I have too many fish mouths to feed, so I make my own to suppliment frozen and dried food. 
Beefhart/shrimp mix for discus pea/shrimp mix for severums, uarus and geos.


----------



## Katalyst (Jul 29, 2007)

I have a lot of mouths to feed over here as well. Here's a list.
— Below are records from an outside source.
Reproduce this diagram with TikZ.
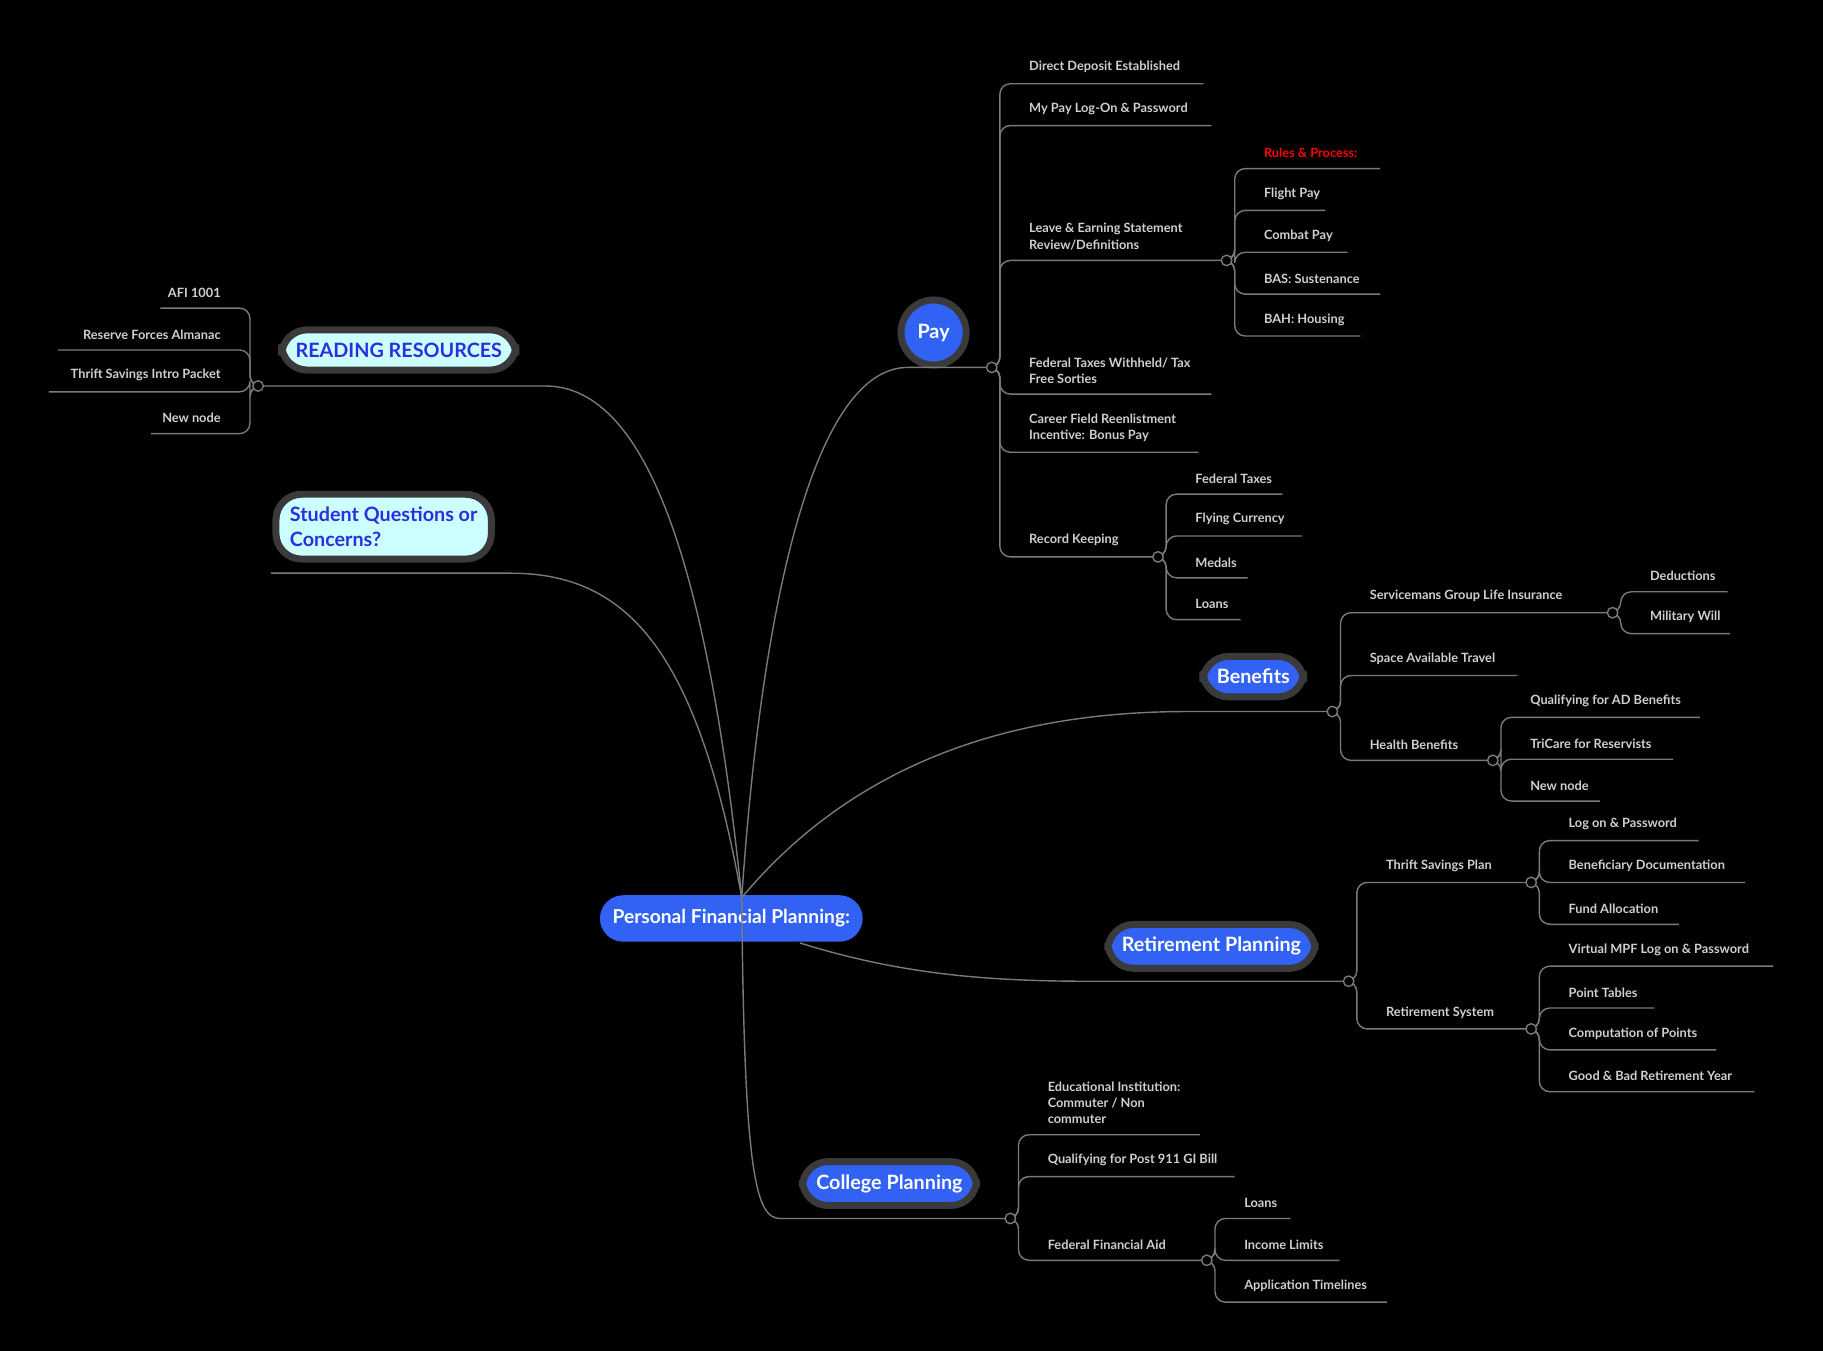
\documentclass[tikz,border=0pt]{standalone}
\usepackage{fontspec}
\setmainfont{Lato}
\usetikzlibrary{positioning}

\definecolor{mapblue}{HTML}{3162F4}
\definecolor{mapcyan}{HTML}{CCFFFF}
\definecolor{mapink}{HTML}{2A2FE0}
\definecolor{rim}{HTML}{3A3A3A}
\definecolor{wire}{HTML}{7A7A7A}
\definecolor{leafgray}{HTML}{CFCFCF}

\tikzset{
  branch/.style={wire,line width=1.2pt,rounded corners=9pt},
  joint/.style={circle,draw=wire,line width=1.2pt,fill=black,minimum size=9pt,inner sep=0pt},
  leaf/.style={anchor=south west,inner sep=0pt,text=leafgray,font=\fontsize{11}{14}\selectfont\bfseries,align=left},
  leafl/.style={leaf,anchor=south east,align=right},
  topic/.style={rounded corners=22pt,fill=mapblue,draw=rim,line width=6pt,text=white,
    font=\fontsize{17}{20}\selectfont\bfseries,inner xsep=12pt,inner ysep=11pt},
  resource/.style={topic,fill=mapcyan,text=mapink,align=left}
}
% leaf to the right: name, joint, branch x, underline y, end x, text
\newcommand\leaf[6]{%
  \node[leaf] (#1) at (#3+25,#4-9) {#6};
  \draw[branch] (#2) -| (#3,#4) -- (#5,#4);}
% leaf to the left
\newcommand\leafl[6]{%
  \node[leafl] (#1) at (#3-25,#4-9) {#6};
  \draw[branch] (#2) -| (#3,#4) -- (#5,#4);}

\begin{document}
\begin{tikzpicture}[x=1pt,y=-1pt]
  \useasboundingbox[fill=black] (0,0) rectangle (1568,1162);

  % main topics
  \node[rounded corners=20pt,fill=mapblue,text=white,font=\fontsize{16.5}{19}\selectfont\bfseries,
    minimum width=226pt,minimum height=40pt] (hub) at (629,790) {Personal Financial Planning:};
  \node[circle,fill=mapblue,draw=rim,line width=6pt,text=white,font=\fontsize{17}{20}\selectfont\bfseries,
    minimum size=56pt,inner sep=0pt] (pay) at (803,286) {Pay};
  \node[topic] (benefits) at (1078,582) {Benefits};
  \node[topic] (retire) at (1042,814) {Retirement Planning};
  \node[topic] (college) at (765,1018) {College Planning};
  \node[resource] (reading) at (343,301) {READING RESOURCES};
  \node[resource,font=\fontsize{17}{21}\selectfont\bfseries] (student) at (330,453) {Student Questions or\\Concerns?};

  \coordinate (hubtop) at (638,772);
  \coordinate (hubbot) at (688,811);

  % joints
  \coordinate (jpay) at (853,316);
  \coordinate (jles) at (1055,224);
  \coordinate (jrec) at (996,479);
  \coordinate (jben) at (1146,612);
  \coordinate (jsgli) at (1387,527);
  \coordinate (jhealth) at (1284,654);
  \coordinate (jret) at (1160,844);
  \coordinate (jtsp) at (1317,759);
  \coordinate (jsys) at (1317,885);
  \coordinate (jcol) at (869,1048);
  \coordinate (jffa) at (1038,1084);
  \coordinate (jread) at (222,332);

  % topic connectors
  \draw[branch] (hubtop) .. controls (655,520) and (700,316) .. (790,316) -- (jpay);
  \draw[branch] (hubtop) .. controls (740,650) and (880,612) .. (1030,612) -- (jben);
  \draw[branch] (hubbot) .. controls (780,840) and (860,844) .. (950,844) -- (jret);
  \draw[branch] (hubtop) .. controls (640,1010) and (650,1048) .. (680,1048) -- (jcol);
  \draw[branch] (hubtop) .. controls (610,500) and (560,332) .. (460,332) -- (jread);
  \draw[branch] (hubtop) .. controls (600,560) and (540,493) .. (430,493) -- (233,493);

  % pay
  \leaf{direct}{jpay}{860}{72}{1035}{Direct Deposit Established}
  \leaf{mypay}{jpay}{860}{108}{1042}{My Pay Log-On \& Password}
  \leaf{les}{jpay}{860}{224}{1055}{Leave \& Earning Statement\\Review/Definitions}
  \leaf{fedtax}{jpay}{860}{339}{1042}{Federal Taxes Withheld/ Tax\\Free Sorties}
  \leaf{career}{jpay}{860}{389}{1031}{Career Field Reenlistment\\Incentive: Bonus Pay}
  \leaf{record}{jpay}{860}{479}{996}{Record Keeping}

  \node[leaf,text=red] (rules) at (1087,136) {Rules \& Process:};
  \draw[branch] (jles) -| (1062,145) -- (1187,145);
  \leaf{flight}{jles}{1062}{181}{1140}{Flight Pay}
  \leaf{combat}{jles}{1062}{217}{1159}{Combat Pay}
  \leaf{bas}{jles}{1062}{253}{1187}{BAS: Sustenance}
  \leaf{bah}{jles}{1062}{289}{1170}{BAH: Housing}

  \leaf{rtax}{jrec}{1003}{425}{1103}{Federal Taxes}
  \leaf{flying}{jrec}{1003}{461}{1120}{Flying Currency}
  \leaf{medals}{jrec}{1003}{497}{1073}{Medals}
  \leaf{rloans}{jrec}{1003}{533}{1067}{Loans}

  % benefits
  \leaf{sgli}{jben}{1153}{527}{1387}{Servicemans Group Life Insurance}
  \leaf{space}{jben}{1153}{581}{1305}{Space Available Travel}
  \leaf{health}{jben}{1153}{654}{1284}{Health Benefits}
  \leaf{deduct}{jsgli}{1394}{509}{1486}{Deductions}
  \leaf{will}{jsgli}{1394}{545}{1488}{Military Will}
  \leaf{qualad}{jhealth}{1291}{617}{1462}{Qualifying for AD Benefits}
  \leaf{tricare}{jhealth}{1291}{653}{1439}{TriCare for Reservists}
  \leaf{hnew}{jhealth}{1291}{689}{1376}{New node}

  % retirement
  \leaf{tsp}{jret}{1167}{759}{1317}{Thrift Savings Plan}
  \leaf{rsys}{jret}{1167}{885}{1317}{Retirement System}
  \leaf{logon}{jtsp}{1324}{723}{1461}{Log on \& Password}
  \leaf{benef}{jtsp}{1324}{759}{1501}{Beneficiary Documentation}
  \leaf{fund}{jtsp}{1324}{795}{1444}{Fund Allocation}
  \leaf{mpf}{jsys}{1324}{831}{1525}{Virtual MPF Log on \& Password}
  \leaf{points}{jsys}{1324}{867}{1423}{Point Tables}
  \leaf{comp}{jsys}{1324}{903}{1476}{Computation of Points}
  \leaf{good}{jsys}{1324}{939}{1509}{Good \& Bad Retirement Year}

  % college
  \leaf{edu}{jcol}{876}{976}{1032}{Educational Institution:\\Commuter / Non\\commuter}
  \leaf{gibill}{jcol}{876}{1012}{1062}{Qualifying for Post 911 GI Bill}
  \leaf{ffa}{jcol}{876}{1084}{1038}{Federal Financial Aid}
  \leaf{floans}{jffa}{1045}{1048}{1110}{Loans}
  \leaf{income}{jffa}{1045}{1084}{1152}{Income Limits}
  \leaf{timeline}{jffa}{1045}{1120}{1193}{Application Timelines}

  % reading resources
  \leafl{afi}{jread}{215}{265}{138}{AFI 1001}
  \leafl{almanac}{jread}{215}{301}{50}{Reserve Forces Almanac}
  \leafl{packet}{jread}{215}{337}{42}{Thrift Savings Intro Packet}
  \leafl{rnew}{jread}{215}{373}{130}{New node}

  % joint rings on top
  \foreach \j in {jpay,jles,jrec,jben,jsgli,jhealth,jret,jtsp,jsys,jcol,jffa,jread}
    \node[joint] at (\j) {};
\end{tikzpicture}
\end{document}
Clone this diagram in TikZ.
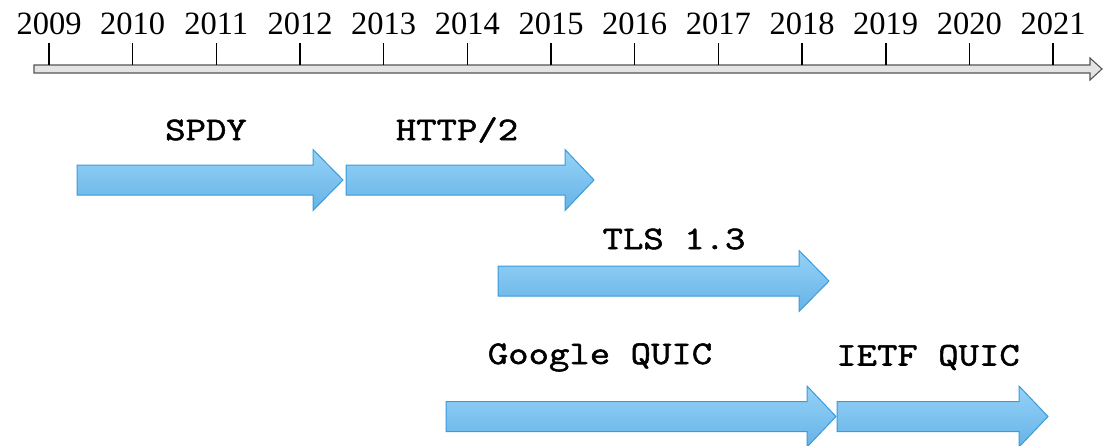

I'm sure its missing stuff. 

Blanched Romaine
Kale
Red & Green Peppers (Cana Favorite)
Dandelion Leaves (from my garden in the summer pesticide free)
Blanched Brocolli
String Beans
Blanched Zuchinni
Parsley
Collared Greens
Pea's
Red Peppers
Pumpkin
Melons 
Oranges (all fruit are given before large water changes of 70%) 
Apples
Bananna
Brine Shrimp Flakes
Ken's Fish Egg Flakes
HBH Spirulina Flakes
Ken'sEarthworm Sticks
Ken's 5 Stick Meat Blend
Ken;s Meat Wafers
Julian Sprung's Sea Veggies/Nori
Algae Wafers
Tetra Min Tropical Tablets (everyone goes nuts for em in this house)
Shrimp Pellets
Pro Gold Goldfish Pellets (another favorite)
Ken's 5 Stick Veggie Blend
Frozen Brine Shrimp with spirulina (causes all sorts of snail fights)
Frozen Bloodworms
Frozen Krill/Freeze Dried Krill 
Micro worms
Grindal Worms
Black Worms
Red Wigglers
Earthworms
Baby Brine Shrimp
Daphina
Home made food 
Mosura
Naturose

My fish eat better then I do.


----------



## KnaveTO (May 13, 2007)

Lets see

I mix three flakes together for general feedings. General Feedings are the morning and every other evening.
- Omega One Flake
- New Life Spectrum Flake
- HBH Spirolina Flake

Alternate evenings are ususlly one or more of the following
- Hikari Frozen Bloodworms
- Hikari Frozen Mysis Shrimp
- Hikari Frozen Brine Shrimp
- Hikari Frozen Daphnia

The plecos get one of the following veggies or fish every other after lights out
- Zuchinni
- HBH Algae Wafers
- Hikari Carnivore Pellets
- Whole Silversides


----------



## moon (Mar 11, 2006)

Kate
Who is this Ken guy? You seem to like his fish food.


----------



## Pablo (Mar 27, 2006)

LOL

Ken's is a brand ;P


----------



## Ciddian (Mar 15, 2006)

LOL Kat pushes one shopping cart... hubby gets the other. Ones for fish, ones for humans. XD


----------